If the radiance of a thousand suns

Were to burst at once into the sky,

That would be like the splendor of the Mighty One . . .

Now, I am become Death, the shatterer of worlds.

Einstein's first words on hearing about the bombing of Hiroshima were more prosaic: “Oh, weh!”
11

Two months later, Einstein cosigned a letter to the
New York Times
, along with such prominent figures as Senator J. W. Fulbright and Owen J. Roberts, associate justice of the Supreme Court. They wrote, “The first atomic bomb destroyed more than the city of Hiroshima. It also exploded our inherited, outdated political ideas.”
12
These ideas included national sovereignty. The United Nations Charter agreed upon in San Francisco was just a beginning, they proclaimed: “We must aim at a Federal Constitution of the world, a working world-wide legal order, if we hope to prevent another atomic war.”

John Foster Dulles had argued for UN control of nuclear energy, before he changed his mind fast once the Soviet Union exploded its own bomb.

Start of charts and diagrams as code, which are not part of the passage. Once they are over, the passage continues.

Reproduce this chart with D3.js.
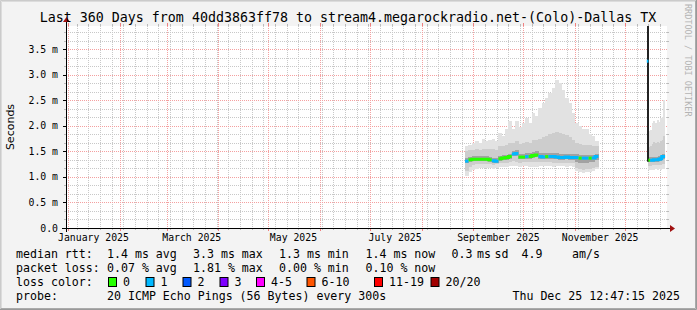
<!DOCTYPE html>
<html><head><meta charset="utf-8">
<script src="https://cdn.jsdelivr.net/npm/d3@7"></script>
<style>
body{margin:0;background:#f3f3f3}
svg{display:block}
text{font-family:"DejaVu Sans Mono",monospace;fill:#000}
</style></head><body>
<svg id="c" width="697" height="310"></svg>
<script>
// ---------- data ----------
const title = "Last 360 Days from 40dd3863ff78 to stream4.megarockradio.net-(Colo)-Dallas TX";
const startTime = "2024-12-30T12:47:15";
const endTime = "2025-12-25T12:47:15";
const yMax = 3.96; // ms
const yTickValues = [0, 0.5, 1.0, 1.5, 2.0, 2.5, 3.0, 3.5];
const yTickLabels = ["0.0", "0.5 m", "1.0 m", "1.5 m", "2.0 m", "2.5 m", "3.0 m", "3.5 m"];
const monthLabelDates = ["2025-01-16", "2025-03-16", "2025-05-16", "2025-07-16", "2025-09-16", "2025-11-16"];
const monthLabels = ["January 2025", "March 2025", "May 2025", "July 2025", "September 2025", "November 2025"];

// segment 1: 2-day columns, Aug 27 .. Nov 15
const seg1Dates = ["2025-08-27","2025-08-29","2025-08-31","2025-09-02","2025-09-04","2025-09-06","2025-09-08","2025-09-10",
  "2025-09-12","2025-09-14","2025-09-16","2025-09-18","2025-09-20","2025-09-22","2025-09-24","2025-09-26","2025-09-28",
  "2025-09-30","2025-10-02","2025-10-04","2025-10-06","2025-10-08","2025-10-10","2025-10-12","2025-10-14","2025-10-16",
  "2025-10-18","2025-10-20","2025-10-22","2025-10-24","2025-10-26","2025-10-28","2025-10-30","2025-11-01","2025-11-03",
  "2025-11-05","2025-11-07","2025-11-09","2025-11-11","2025-11-13","2025-11-15"];
const seg1Median = [1.31,1.34,1.35,1.35,1.35,1.35,1.35,1.34,1.32,1.31,1.36,1.37,1.38,1.40,1.45,1.46,1.39,1.39,1.40,1.40,
  1.42,1.43,1.40,1.39,1.40,1.40,1.40,1.39,1.38,1.38,1.39,1.38,1.38,1.38,1.37,1.37,1.37,1.37,1.37,1.40];
const seg1Loss = [1,0,0,0,0,0,0,0,1,1,0,0,0,0,1,1,0,0,1,0,0,0,1,1,0,1,1,1,1,1,1,1,1,1,0,1,1,0,1,1];
const seg1Min = [1.02,1.10,1.14,1.16,1.17,1.18,1.18,1.17,1.16,1.18,1.19,1.20,1.20,1.21,1.22,1.21,1.20,1.22,1.21,1.20,
  1.19,1.20,1.21,1.22,1.22,1.21,1.20,1.21,1.22,1.21,1.20,1.21,1.19,1.12,1.09,1.08,1.09,1.10,1.11,1.15];
const seg1P10 = [1.12,1.20,1.24,1.25,1.25,1.26,1.26,1.25,1.24,1.25,1.27,1.28,1.28,1.29,1.31,1.30,1.28,1.29,1.29,1.29,
  1.29,1.30,1.29,1.29,1.29,1.29,1.28,1.28,1.28,1.28,1.28,1.28,1.27,1.18,1.15,1.14,1.15,1.16,1.17,1.20];
const seg1P25 = [1.27,1.30,1.31,1.31,1.31,1.31,1.31,1.30,1.28,1.27,1.32,1.33,1.34,1.36,1.41,1.42,1.35,1.35,1.36,1.36,
  1.38,1.39,1.36,1.35,1.36,1.36,1.36,1.35,1.34,1.34,1.35,1.34,1.34,1.30,1.28,1.28,1.28,1.29,1.30,1.34];
const seg1P75 = [1.37,1.40,1.41,1.41,1.41,1.42,1.41,1.40,1.38,1.38,1.42,1.43,1.44,1.46,1.51,1.52,1.46,1.46,1.47,1.47,
  1.49,1.50,1.47,1.47,1.48,1.48,1.48,1.47,1.46,1.46,1.46,1.45,1.45,1.45,1.44,1.44,1.44,1.44,1.44,1.46];
const seg1P90 = [1.50,1.52,1.53,1.54,1.53,1.55,1.54,1.55,1.54,1.53,1.60,1.60,1.63,1.66,1.66,1.70,1.64,1.66,1.69,1.67,
  1.72,1.72,1.74,1.78,1.80,1.84,1.86,1.88,1.86,1.84,1.82,1.78,1.72,1.66,1.64,1.63,1.63,1.62,1.60,1.60];
const seg1Max = [1.60,1.62,1.66,1.70,1.67,1.75,1.70,1.72,1.74,1.70,1.86,1.80,1.95,2.10,1.95,2.10,1.98,2.05,2.15,2.05,
  2.25,2.20,2.35,2.45,2.55,2.65,2.75,2.90,2.85,2.70,2.55,2.45,2.25,2.05,2.00,1.95,1.95,1.85,1.80,1.70];

// segment 2: daily columns, Dec 14 .. Dec 25
const seg2Dates = ["2025-12-14","2025-12-15","2025-12-16","2025-12-17","2025-12-18","2025-12-19","2025-12-20",
  "2025-12-21","2025-12-22","2025-12-23","2025-12-24","2025-12-25"];
const seg2Median = [3.27,1.33,1.33,1.33,1.34,1.34,1.34,1.35,1.36,1.40,1.40];
const seg2Loss = [1,0,1,1,1,1,1,1,1,1,1];
const seg2Min = [1.30,1.14,1.13,1.14,1.14,1.15,1.14,1.15,1.14,1.15,1.16];
const seg2P10 = [1.32,1.22,1.22,1.23,1.23,1.24,1.23,1.24,1.24,1.25,1.26];
const seg2P25 = [1.40,1.29,1.29,1.29,1.30,1.30,1.30,1.31,1.32,1.36,1.36];
const seg2P75 = [3.60,1.39,1.39,1.40,1.40,1.40,1.40,1.41,1.42,1.46,1.46];
const seg2P90 = [3.90,1.58,1.60,1.65,1.68,1.66,1.68,1.67,1.70,1.72,1.80];
const seg2Max = [3.96,1.90,1.92,2.05,2.10,2.05,2.12,2.08,2.15,2.18,2.50];
const spikeDates = ["2025-12-14"];
const spikeLow = [1.30];
const spikeHigh = [3.96];

const lossColorLabels = ["0", "1", "2", "3", "4-5", "6-10", "11-19", "20/20"];
const lossColors = ["#26ff00", "#00b8ff", "#0059ff", "#7e00ff", "#ff00ff", "#ff5500", "#ff0000", "#a10000"];

const legendMedian = ["median rtt:", "1.4 ms avg", "3.3 ms max", "1.3 ms min", "1.4 ms now", "0.3", "ms", "sd", "4.9", "am/s"];
const legendLoss = ["packet loss:", "0.07 % avg", "1.81 % max", "0.00 % min", "0.10 % now"];
const legendProbe = ["probe:", "20 ICMP Echo Pings (56 Bytes) every 300s"];
const timestamp = "Thu Dec 25 12:47:15 2025";
const watermark = "RRDTOOL / TOBI OETIKER";

// ---------- drawing ----------
const W = 697, H = 310;
const svg = d3.select("#c");
const parse = s => new Date(s + (s.length === 10 ? "T00:00:00" : ""));
const x = d3.scaleTime().domain([parse(startTime), parse(endTime)]).range([66, 666]);
const y = d3.scaleLinear().domain([0, yMax]).range([228, 26]);

// background + 3D border
svg.append("rect").attr("width", W).attr("height", H).attr("fill", "#f3f3f3");
svg.append("path").attr("d", `M0.5,${H}V0.5H${W}`).attr("stroke", "#cbcbcb").attr("fill", "none");
svg.append("path").attr("d", `M1.5,${H-1}V1.5H${W-1}`).attr("stroke", "#dcdcdc").attr("fill", "none");
svg.append("path").attr("d", `M0,${H-0.5}H${W-0.5}V0`).attr("stroke", "#999").attr("fill", "none");
svg.append("path").attr("d", `M1,${H-1.5}H${W-1.5}V1`).attr("stroke", "#aaa").attr("fill", "none");

// canvas
svg.append("rect").attr("x", 66).attr("y", 26).attr("width", 601).attr("height", 202).attr("fill", "#fff");

const g = svg.append("g");
const [y0, y1] = [228, 26];
const x0 = 66, x1 = 666;

// horizontal minor grid (thirds of 0.5 ms)
const hMinor = d3.range(0, yMax, 0.5 / 3).filter(v => Math.abs((v / 0.5) - Math.round(v / 0.5)) > 0.01);
hMinor.forEach(v => {
  const yy = Math.round(y(v)) + 0.5;
  g.append("line").attr("x1", x0).attr("x2", x1 + 1).attr("y1", yy).attr("y2", yy)
    .attr("stroke", "#c8c8c8").attr("stroke-dasharray", "1,1");
  g.append("line").attr("x1", x0 - 2).attr("x2", x0).attr("y1", yy).attr("y2", yy).attr("stroke", "#bbb");
  g.append("line").attr("x1", x1 + 1).attr("x2", x1 + 3).attr("y1", yy).attr("y2", yy).attr("stroke", "#bbb");
});
// vertical minor grid (weekly)
const vMinor = d3.timeMonday.range(x.domain()[0], x.domain()[1]);
vMinor.forEach(d => {
  const xx = Math.round(x(d)) + 0.5;
  g.append("line").attr("x1", xx).attr("x2", xx).attr("y1", y1).attr("y2", y0)
    .attr("stroke", "#c8c8c8").attr("stroke-dasharray", "1,1");
  g.append("line").attr("x1", xx).attr("x2", xx).attr("y1", y0).attr("y2", y0 + 2).attr("stroke", "#bbb");
  g.append("line").attr("x1", xx).attr("x2", xx).attr("y1", y1 - 2).attr("y2", y1).attr("stroke", "#bbb");
});
// major grid
yTickValues.slice(1).forEach(v => {
  const yy = Math.round(y(v)) + 0.5;
  g.append("line").attr("x1", x0).attr("x2", x1 + 1).attr("y1", yy).attr("y2", yy)
    .attr("stroke", "#f4a0a0").attr("stroke-dasharray", "1,1");
});
const vMajor = d3.timeMonth.range(x.domain()[0], x.domain()[1]);
vMajor.forEach(d => {
  const xx = Math.round(x(d)) + 0.5;
  g.append("line").attr("x1", xx).attr("x2", xx).attr("y1", y1).attr("y2", y0)
    .attr("stroke", "#f4a0a0").attr("stroke-dasharray", "1,1");
  g.append("line").attr("x1", xx).attr("x2", xx).attr("y1", y0).attr("y2", y0 + 3).attr("stroke", "#f08080");
  g.append("line").attr("x1", xx).attr("x2", xx).attr("y1", y1 - 3).attr("y2", y1).attr("stroke", "#f08080");
});

// smoke + median
function drawSegment(dates, med, loss, mn, p10, p25, p75, p90, mx) {
  const n = med.length;
  const cols = d3.range(n).map(i => ({
    xa: x(parse(dates[i])), xb: x(parse(dates[i + 1])),
    med: med[i], loss: loss[i], mn: mn[i], p10: p10[i], p25: p25[i], p75: p75[i], p90: p90[i], mx: mx[i]
  }));
  const bands = [["mn", "mx", "#e2e2e2"], ["p10", "p90", "#cdcdcd"], ["p25", "p75", "#a2a2a2"]];
  bands.forEach(([a, b, c]) => {
    g.append("g").selectAll("rect").data(cols).join("rect")
      .attr("x", d => d.xa).attr("width", d => d.xb - d.xa + 0.3)
      .attr("y", d => y(Math.min(d[b], yMax))).attr("height", d => y(d[a]) - y(Math.min(d[b], yMax)))
      .attr("fill", c).attr("shape-rendering", "crispEdges");
  });
  return cols;
}
function drawMedian(cols) {
  lossColors.forEach((color, ci) => {
    const parts = [];
    let cur = [];
    cols.forEach((d, i) => {
      if (d.loss === ci) {
        cur.push([d.xa, y(d.med)], [d.xb, y(d.med)]);
      } else if (cur.length) { parts.push(cur); cur = []; }
    });
    if (cur.length) parts.push(cur);
    parts.forEach(p => {
      g.append("path").attr("d", d3.line()(p)).attr("fill", "none").attr("stroke", color)
        .attr("stroke-width", 3).attr("stroke-linecap", "butt");
    });
  });
}
const c1 = drawSegment(seg1Dates, seg1Median, seg1Loss, seg1Min, seg1P10, seg1P25, seg1P75, seg1P90, seg1Max);
const c2 = drawSegment(seg2Dates, seg2Median, seg2Loss, seg2Min, seg2P10, seg2P25, seg2P75, seg2P90, seg2Max);
// dark spike
spikeDates.forEach((d, i) => {
  const xa = x(parse(d));
  g.append("rect").attr("x", Math.round(xa)).attr("width", 2)
    .attr("y", y(spikeHigh[i])).attr("height", y(spikeLow[i]) - y(spikeHigh[i])).attr("fill", "#222");
});
drawMedian(c1);
drawMedian(c2);

// axes
const arrowC = "#a01010";
g.append("line").attr("x1", x0 - 4).attr("x2", x1 + 4).attr("y1", y0 + 0.5).attr("y2", y0 + 0.5).attr("stroke", "#000");
g.append("line").attr("x1", x0 + 0.5).attr("x2", x0 + 0.5).attr("y1", y0 + 4).attr("y2", y1 - 4).attr("stroke", "#000");
g.append("path").attr("d", `M${x1 + 4},${y0 - 3}L${x1 + 9},${y0 + 0.5}L${x1 + 4},${y0 + 4}Z`).attr("fill", arrowC);
g.append("path").attr("d", `M${x0 - 3},${y1 - 4}L${x0 + 0.5},${y1 - 9}L${x0 + 4},${y1 - 4}Z`).attr("fill", arrowC);
// y major ticks
yTickValues.forEach(v => {
  const yy = Math.round(y(v)) + 0.5;
  g.append("line").attr("x1", x0 - 3).attr("x2", x0).attr("y1", yy).attr("y2", yy).attr("stroke", "#000");
});

// y labels
yTickValues.forEach((v, i) => {
  svg.append("text").attr("x", 58).attr("y", y(v) + 3.5).attr("text-anchor", "end")
    .attr("font-size", "9.8px").text(yTickLabels[i]);
});
// x labels
monthLabelDates.forEach((d, i) => {
  svg.append("text").attr("x", x(parse(d))).attr("y", 241).attr("text-anchor", "middle")
    .attr("font-size", "9.8px").text(monthLabels[i]);
});
// title
svg.append("text").attr("x", 348).attr("y", 22).attr("text-anchor", "middle")
  .attr("font-size", "13.3px").text(title);
// y axis title
svg.append("text").attr("transform", "translate(14,127) rotate(-90)").attr("text-anchor", "middle")
  .style("font-family", "'DejaVu Sans',sans-serif").attr("font-size", "11px").text("Seconds");
// watermark
svg.append("text").attr("transform", "translate(685,4) rotate(90)").attr("text-anchor", "start")
  .attr("font-size", "8.5px").style("fill", "#b4b4b4").text(watermark);

// legend
const lf = "11.6px";
const row1X = [16, 107, 193, 279, 365.5, 451.5, 477, 494.5, 521.5, 572];
legendMedian.forEach((t, i) => svg.append("text").attr("x", row1X[i]).attr("y", 258).attr("font-size", lf).text(t));
const row2X = [16, 107, 193, 279, 365.5];
legendLoss.forEach((t, i) => svg.append("text").attr("x", row2X[i]).attr("y", 272).attr("font-size", lf).text(t));
svg.append("text").attr("x", 16).attr("y", 286).attr("font-size", lf).text("loss color:");
const boxX = [108, 145.5, 182.5, 219.5, 256, 306.5, 374, 430.5];
lossColorLabels.forEach((t, i) => {
  svg.append("rect").attr("x", boxX[i] + 0.5).attr("y", 277.5).attr("width", 8).attr("height", 9)
    .attr("fill", lossColors[i]).attr("stroke", "#000");
  svg.append("text").attr("x", boxX[i] + 15).attr("y", 286).attr("font-size", lf).text(t);
});
svg.append("text").attr("x", 16).attr("y", 300).attr("font-size", lf).text(legendProbe[0]);
svg.append("text").attr("x", 107).attr("y", 300).attr("font-size", lf).text(legendProbe[1]);
svg.append("text").attr("x", 680).attr("y", 300).attr("text-anchor", "end").attr("font-size", lf).text(timestamp);
</script>
</body></html>
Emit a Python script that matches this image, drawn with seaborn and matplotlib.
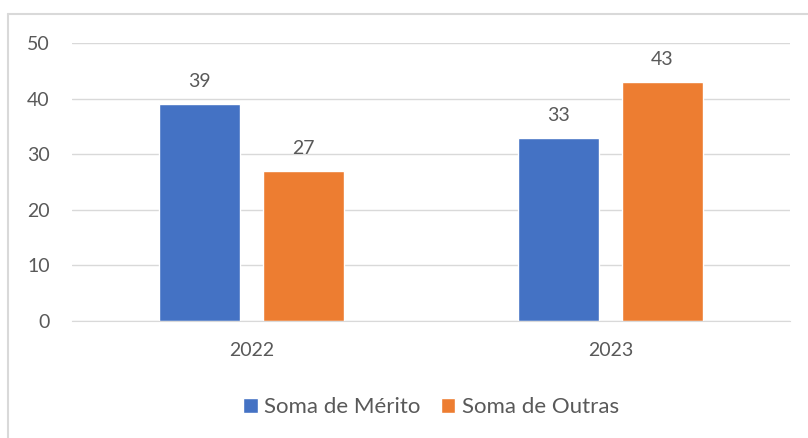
import pandas as pd
import seaborn as sns
import matplotlib as mpl
from matplotlib import pyplot as plt

years = ['2022', '2023']
merito = [39, 33]
outras = [27, 43]
series_names = ['Soma de Mérito', 'Soma de Outras']
colors = ['#4472C4', '#ED7D31']

df = pd.DataFrame({
    'ano': years * 2,
    'valor': merito + outras,
    'serie': [series_names[0]] * 2 + [series_names[1]] * 2,
})

sns.set_style('white')
plt.rcParams['font.family'] = ['Lato', 'DejaVu Sans']
text_color = '#595959'

fig = plt.figure(figsize=(8.08, 4.38), dpi=100)
ax = fig.add_axes([72 / 808, (438 - 321) / 438, (790 - 72) / 808, (321 - 43) / 438])

sns.barplot(data=df, x='ano', y='valor', hue='serie', palette=colors,
            width=0.58, gap=0.22, ax=ax, legend=True, saturation=1)

for cont in ax.containers:
    ax.bar_label(cont, padding=10, fontsize=14, color=text_color)

ax.set_ylim(0, 50)
ax.set_yticks(range(0, 51, 10))
ax.yaxis.grid(True, color='#D9D9D9', linewidth=1)
ax.set_axisbelow(True)
for s in ['top', 'right', 'left']:
    ax.spines[s].set_visible(False)
ax.spines['bottom'].set_color('#D9D9D9')
ax.tick_params(axis='both', length=0, labelsize=14, labelcolor=text_color)
ax.tick_params(axis='y', pad=16)
ax.tick_params(axis='x', pad=15)
ax.set_xlabel('')
ax.set_ylabel('')

handles, labels = ax.get_legend_handles_labels()
ax.legend(handles, labels, loc='center', bbox_to_anchor=(0.5, -0.31),
          ncol=2, frameon=False, fontsize=16, handlelength=0.65,
          handleheight=0.65, handletextpad=0.3, columnspacing=0.9,
          labelcolor=text_color)

# chart border (top and left visible in the original crop)
fig.add_artist(plt.Line2D([8 / 808, 1.0], [1 - 14 / 438] * 2, color='#D9D9D9', lw=1.5))
fig.add_artist(plt.Line2D([8 / 808] * 2, [0.0, 1 - 14 / 438], color='#D9D9D9', lw=1.5))

fig.savefig('out.png', dpi=100)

Einstein, in an interview published in the
Atlantic Monthly
in November 1945, thought that the “secret of the bomb should be committed to a World Government, and the United States should immediately announce its readiness to give it to a World Government.”

The case for moral reason was perhaps made most succinctly by that old Christian socialist, the British prime minister, Clement Attlee, in a speech to the Canadian houses of parliament in the same month that Einstein's interview appeared in the
Atlantic Monthly
. Speaking partly in French, and very much with Hiroshima in mind, Attlee proposed that
science and morality had to be brought into harmony. He believed, as the
Times
of London reported, “that without a moral enthusiasm equal to that which savants bring to their researches, the civilization built over the centuries would be destroyed.”